The Congressman's 49-year career was threatened with a sudden ending if he did not make the primary ballot, but Conyers can now breathe a sigh of relief as a federal judge has stepped in to challenge state authorities.
U.S. District Judge Matthew Leitman, an Obama nominee who has only been on the bench for two months, is now insisting that some of the state's findings are incorrect.
Citing Conyers's "good intentions," Judge Leitman said in his Friday afternoon ruling, "There is evidence that their failure to comply with the Registration Statute was the result of good faith mistakes and that they believed they were in compliance with the statute."
On May 9, Wayne County, Michigan, officials determined that Conyers was just over 500 signatures short of having enough to qualify for the ballot and suggested to the state election board that his name should be removed.
County and state officials determined that several of Conyers's signature-gatherers did not legally qualify for the role, meaning that all the signatures they gathered were invalid.
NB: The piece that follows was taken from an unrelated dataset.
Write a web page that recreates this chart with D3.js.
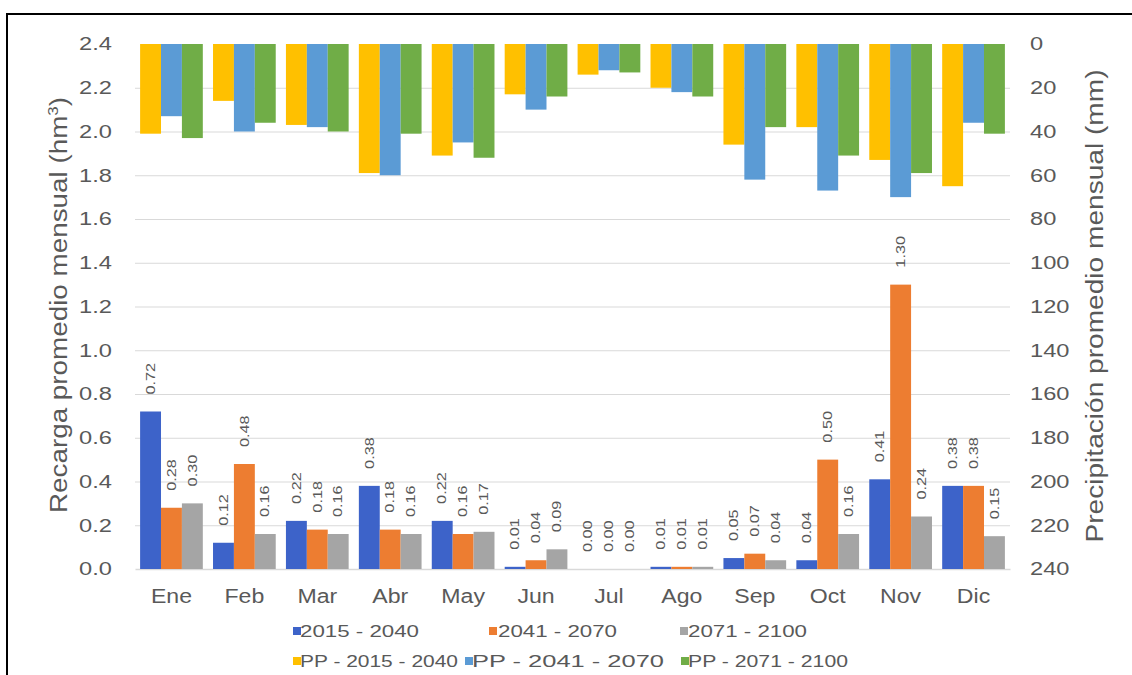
<!DOCTYPE html>
<html>
<head>
<meta charset="utf-8">
<script src="https://cdn.jsdelivr.net/npm/d3@7"></script>
<style>
  body { margin: 0; background: #fff; }
  svg { display: block; font-family: "Liberation Sans", Arial, sans-serif; }
</style>
</head>
<body>
<svg id="chart" width="1132" height="675"></svg>
<script>
// Months on the category axis
const months = ["Ene", "Feb", "Mar", "Abr", "May", "Jun", "Jul", "Ago", "Sep", "Oct", "Nov", "Dic"];

// Mean monthly recharge (hm³) per period
const recargaSeries = ["2015 - 2040", "2041 - 2070", "2071 - 2100"];
const recarga2015 = [0.72, 0.12, 0.22, 0.38, 0.22, 0.01, 0.00, 0.01, 0.05, 0.04, 0.41, 0.38];
const recarga2041 = [0.28, 0.48, 0.18, 0.18, 0.16, 0.04, 0.00, 0.01, 0.07, 0.50, 1.30, 0.38];
const recarga2071 = [0.30, 0.16, 0.16, 0.16, 0.17, 0.09, 0.00, 0.01, 0.04, 0.16, 0.24, 0.15];

// Mean monthly precipitation (mm) per period, hanging from the top
const ppSeries = ["PP - 2015 - 2040", "PP - 2041 - 2070", "PP - 2071 - 2100"];
const pp2015 = [41, 26, 37, 59, 51, 23, 14, 20, 46, 38, 53, 65];
const pp2041 = [33, 40, 38, 60, 45, 30, 12, 22, 62, 67, 70, 36];
const pp2071 = [43, 36, 40, 41, 52, 24, 13, 24, 38, 51, 59, 41];

// Axis ticks
const leftTicks = [0.0, 0.2, 0.4, 0.6, 0.8, 1.0, 1.2, 1.4, 1.6, 1.8, 2.0, 2.2, 2.4];
const rightTicks = [0, 20, 40, 60, 80, 100, 120, 140, 160, 180, 200, 220, 240];

const leftTitle = "Recarga promedio mensual (hm";
const rightTitle = "Precipitación promedio mensual (mm)";

// ---- styling / layout ----
const recargaColors = ["#3D63C9", "#ED7D31", "#A5A5A5"];
const ppColors = ["#FFC000", "#5B9BD5", "#70AD47"];
const textColor = "#595959";
const gridColor = "#D9D9D9";
const plot = { left: 135, right: 1010, top: 44, bottom: 569 };

const svg = d3.select("#chart");

// frame around the figure
svg.append("rect")
  .attr("x", 7).attr("y", 14).attr("width", 1200).attr("height", 700)
  .attr("fill", "none").attr("stroke", "#000").attr("stroke-width", 2);

const x0 = d3.scaleBand().domain(months).range([plot.left, plot.right])
  .paddingInner(0.14).paddingOuter(0.07);
const x1 = d3.scaleBand().domain([0, 1, 2]).range([0, x0.bandwidth()]);
const yL = d3.scaleLinear().domain([0, 2.4]).range([plot.bottom, plot.top]);
const yR = d3.scaleLinear().domain([0, 240]).range([plot.top, plot.bottom]);

// horizontal gridlines
svg.append("g")
  .attr("transform", `translate(${plot.left},0)`)
  .call(d3.axisLeft(yL)
    .tickValues(leftTicks.filter(v => v > 0 && v < 2.4))
    .tickSize(-(plot.right - plot.left))
    .tickFormat(""))
  .call(g => g.select(".domain").remove())
  .selectAll("line").attr("stroke", gridColor).attr("stroke-width", 1);

// left axis labels
svg.append("g")
  .attr("transform", `translate(${plot.left},0)`)
  .call(d3.axisLeft(yL).tickValues(leftTicks).tickFormat(d3.format(".1f")).tickSize(0).tickPadding(0))
  .call(g => g.select(".domain").remove())
  .selectAll("text")
  .attr("x", null)
  .attr("transform", "translate(-23,0) scale(1.28,1)")
  .attr("font-size", 18.5)
  .attr("font-family", "Liberation Sans, Arial, sans-serif")
  .attr("fill", textColor);

// right axis labels
svg.append("g")
  .attr("transform", "translate(1030,0)")
  .call(d3.axisRight(yR).tickValues(rightTicks).tickFormat(d3.format("d")).tickSize(0).tickPadding(0))
  .call(g => g.select(".domain").remove())
  .selectAll("text")
  .attr("x", null)
  .attr("transform", "scale(1.28,1)")
  .attr("font-size", 18.5)
  .attr("font-family", "Liberation Sans, Arial, sans-serif")
  .attr("fill", textColor);

// category axis
svg.append("g")
  .attr("transform", `translate(0,${plot.bottom})`)
  .call(d3.axisBottom(x0).tickSize(0).tickSizeOuter(0).tickPadding(0))
  .call(g => g.select(".domain").attr("stroke", gridColor).attr("stroke-width", 1.5))
  .selectAll("text")
  .attr("y", null)
  .attr("transform", "translate(0,19) scale(1.1,1)")
  .attr("font-size", 21)
  .attr("font-family", "Liberation Sans, Arial, sans-serif")
  .attr("fill", textColor);

// recharge bars (left scale)
const recargaData = [recarga2015, recarga2041, recarga2071];
recargaData.forEach((vals, s) => {
  const g = svg.append("g");
  g.selectAll("rect").data(vals).join("rect")
    .attr("x", (d, i) => x0(months[i]) + x1(s))
    .attr("y", d => yL(d))
    .attr("width", x1.bandwidth())
    .attr("height", d => yL(0) - yL(d))
    .attr("fill", recargaColors[s]);
  g.selectAll("text").data(vals).join("text")
    .attr("transform", (d, i) =>
      `translate(${x0(months[i]) + x1(s) + x1.bandwidth() / 2},${yL(d) - 17}) rotate(-90) scale(1.35,1)`)
    .attr("dy", "0.35em")
    .attr("text-anchor", "start")
    .attr("font-size", 12)
    .attr("fill", textColor)
    .text(d => d3.format(".2f")(d));
});

// precipitation bars (right scale, hanging from the top)
const ppData = [pp2015, pp2041, pp2071];
ppData.forEach((vals, s) => {
  svg.append("g").selectAll("rect").data(vals).join("rect")
    .attr("x", (d, i) => x0(months[i]) + x1(s))
    .attr("y", yR(0))
    .attr("width", x1.bandwidth())
    .attr("height", d => yR(d) - yR(0))
    .attr("fill", ppColors[s]);
});

// axis titles
const lt = svg.append("text")
  .attr("transform", "translate(67,305) rotate(-90)")
  .attr("text-anchor", "middle")
  .attr("font-size", 23)
  .attr("fill", textColor)
  .attr("textLength", 416)
  .attr("lengthAdjust", "spacingAndGlyphs");
lt.append("tspan").text(leftTitle);
lt.append("tspan").attr("dy", -9).attr("font-size", 14).text("3");
lt.append("tspan").attr("dy", 9).text(")");

svg.append("text")
  .attr("transform", "translate(1103,306) rotate(-90)")
  .attr("text-anchor", "middle")
  .attr("font-size", 23)
  .attr("fill", textColor)
  .attr("textLength", 473)
  .attr("lengthAdjust", "spacingAndGlyphs")
  .text(rightTitle);

// legend
const legendItems = [
  { name: recargaSeries[0], color: recargaColors[0], sq: 293, tx: 300, len: 119, y: 631 },
  { name: recargaSeries[1], color: recargaColors[1], sq: 489, tx: 498, len: 119, y: 631 },
  { name: recargaSeries[2], color: recargaColors[2], sq: 680, tx: 688, len: 119, y: 631 },
  { name: ppSeries[0], color: ppColors[0], sq: 293, tx: 300, len: 158, y: 661 },
  { name: ppSeries[1], color: ppColors[1], sq: 465, tx: 472, len: 192, y: 661 },
  { name: ppSeries[2], color: ppColors[2], sq: 681, tx: 688, len: 160, y: 661 }
];
const lg = svg.append("g").selectAll("g").data(legendItems).join("g");
lg.append("rect")
  .attr("x", d => d.sq).attr("y", d => d.y - 4)
  .attr("width", 8).attr("height", 8)
  .attr("fill", d => d.color);
lg.append("text")
  .attr("x", d => d.tx).attr("y", d => d.y)
  .attr("dy", "0.35em")
  .attr("font-size", 17)
  .attr("fill", textColor)
  .attr("textLength", d => d.len)
  .attr("lengthAdjust", "spacingAndGlyphs")
  .text(d => d.name);
</script>
</body>
</html>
It was discovered that several of these campaign workers were not registered to vote in Michigan or did not live at the addresses that they gave to authorities, both violations of rules governing petition circulators.
Due to the violations of state election laws, by Friday morning, May 23, Michigan's Secretary of State formally determined that Conyers's name would not appear on the 2014 Democratic primary ballot.
In denying Conyers his spot on the ballot, the Secretary of State said that it found "clear examples of the failure to follow the basics, something that thousands of campaigns have routinely done since 1966."
"The Michigan Election Law is designed to protect the purity of the ballot access process," the Secretary of State's review said. "The laws governing this activity place affirmative duties on petition circulators. As evidenced over the past two election cycles, when campaigns fail to comply with the law by executing basic principles of petition circulation, they create their own 'ballot access crisis' when their failures are discovered by or brought to the attention of election officials. In this instance, consultant Steve Hood freely admitted that he failed to ensure that the petition circulators he hired to work on Conyers' campaign were registered to vote."
Despite the state's legal findings on the very same day that state election authorities determined that Conyers did not belong on the ballot, the Obama-appointed federal judge reversed that decision and insisted he be placed there anyway.